The Dark Tower barely beat Christopher Nolan’s Dunkirk in its opening weekend, rounding out what’s been a slow summer box office. Director Nikolaj Arcel’s highly anticipated adaptation of Stephen King’s novel opened to mostly poor reviews, sitting at 18% on Rotten Tomatoes as of Sunday. But The Dark Tower was still projected to beat out fellow new release Detroit and give Dunkirk a run when it first hit theaters.

The Dark Tower was projected earlier this week to land at around $20-25 million in its first weekend, making back a good chunk of its relatively modest $66 million budget (including reshoots). Detroit was also slated to gross about $10-15 million in its wide release. But the weekend totals are in, and while The Dark Tower managed to win, it came in lower than expected – underlining how the summer box office as a whole had a steep drop-off from last year.

As reported by Variety, The Dark Tower managed to unseat Dunkirk at the top spot of the domestic box office with $19.5 million from 3,451 locations. While that fell below its earlier projections of $20 million, it narrowly beat out Columbia’s estimate of $19 million. Dunkirk, meanwhile, finished second with $17.6 million at 4,014 locations, which is only a 34% drop from last weekend. Already one of the most commercially successful World War II movies ever, Dunkirk should end up with about $133.6 million domestically and passed the $300 million mark worldwide on Saturday. Made mostly with IMAX cameras, Nolan’s latest grossed $4 million this weekend from IMAX screenings alone.

Christopher Nolan and Harry Styles on Dunkirk set The Dark Tower Narrowly Beats Dunkirk At Poor Weekend Box Office

Sony’s The Emoji Movie checks in at third place with $12.35 million from 4,075 locations, only a 50% drop from last week. Universal’s Girls Trip continues to be the summer’s biggest comedy, bringing in another $11.4 million from 2,582 theaters to finish fourth. Rounding out the top-5 is Aviron Pictures’ Halle Berry-led thriller Kidnap, which earned $10.2 million from 2,378 locations.

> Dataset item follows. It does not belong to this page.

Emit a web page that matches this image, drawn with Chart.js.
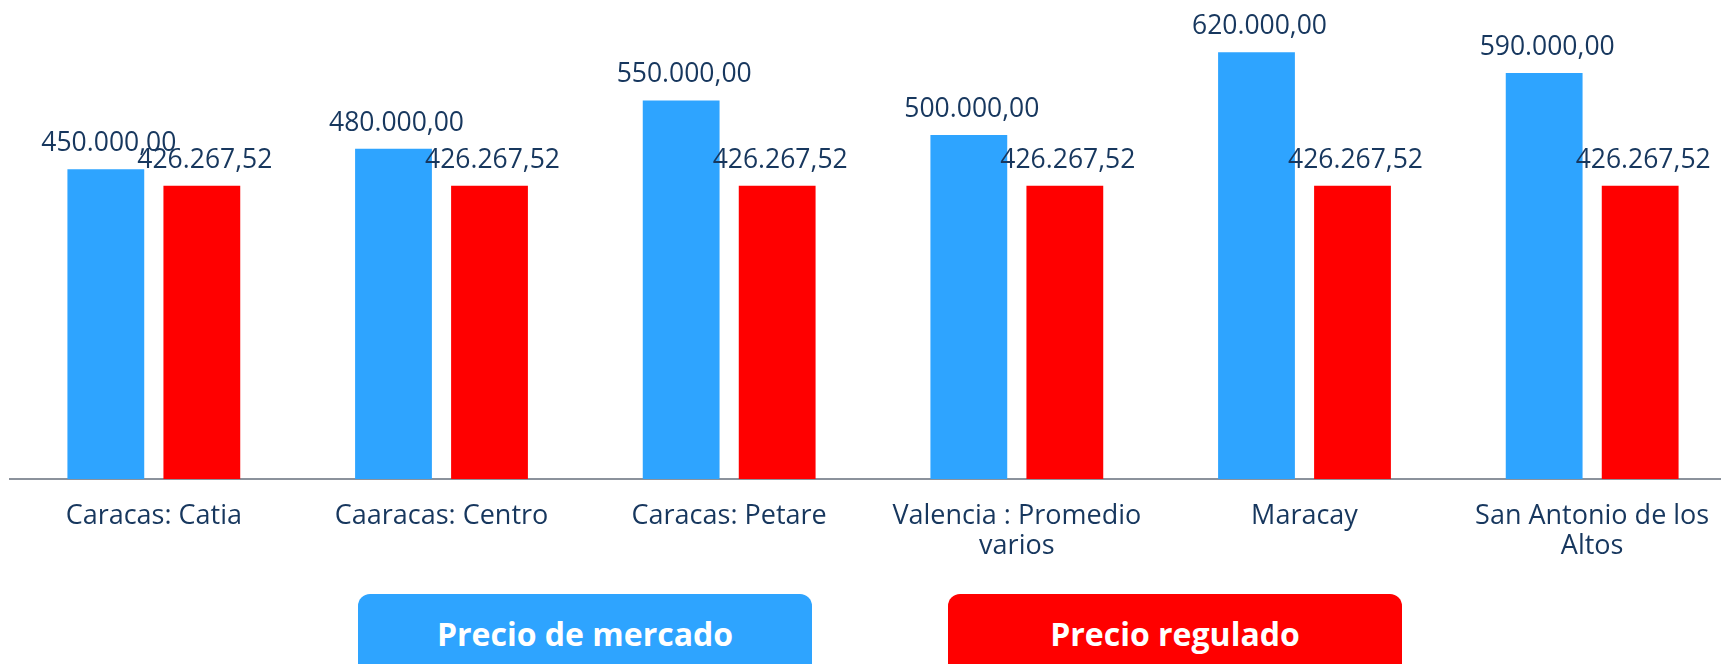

Detroit, meanwhile, fell short of its $10 million projection with just $7.3 million at 3,007 locations. The movie opened to widespread acclaim with an 88% score on Rotten Tomatoes as of Sunday and will likely get plenty of attention come awards season, but it’s nonetheless a disappointing start for Bigelow’s latest collaboration with writer Mark Boal. The overall summer box office is down from the same time period last year, when Suicide Squad opened to $133.7 million in the U.S. Despite the continued success for blockbusters like Dunkirk, Spider-Man: Homecoming, and Wonder Woman, a string of recent disappointments has left the box office lagging behind 2016.

It’s not all bad news for the summer box office, as Wonder Woman is poised to cross the $400 million mark domestically in the coming days. But several other big-budget summer releases have not caught on with audiences. Some, like King Arthur: Legend of the Sword, have outright flopped, while the critically panned The Dark Tower is also likely to drop off significantly from here. The box office should see an end-of-year surge with Star Wars: The Last Jedi and other tentpoles, but it has nonetheless been an underwhelming summer overall.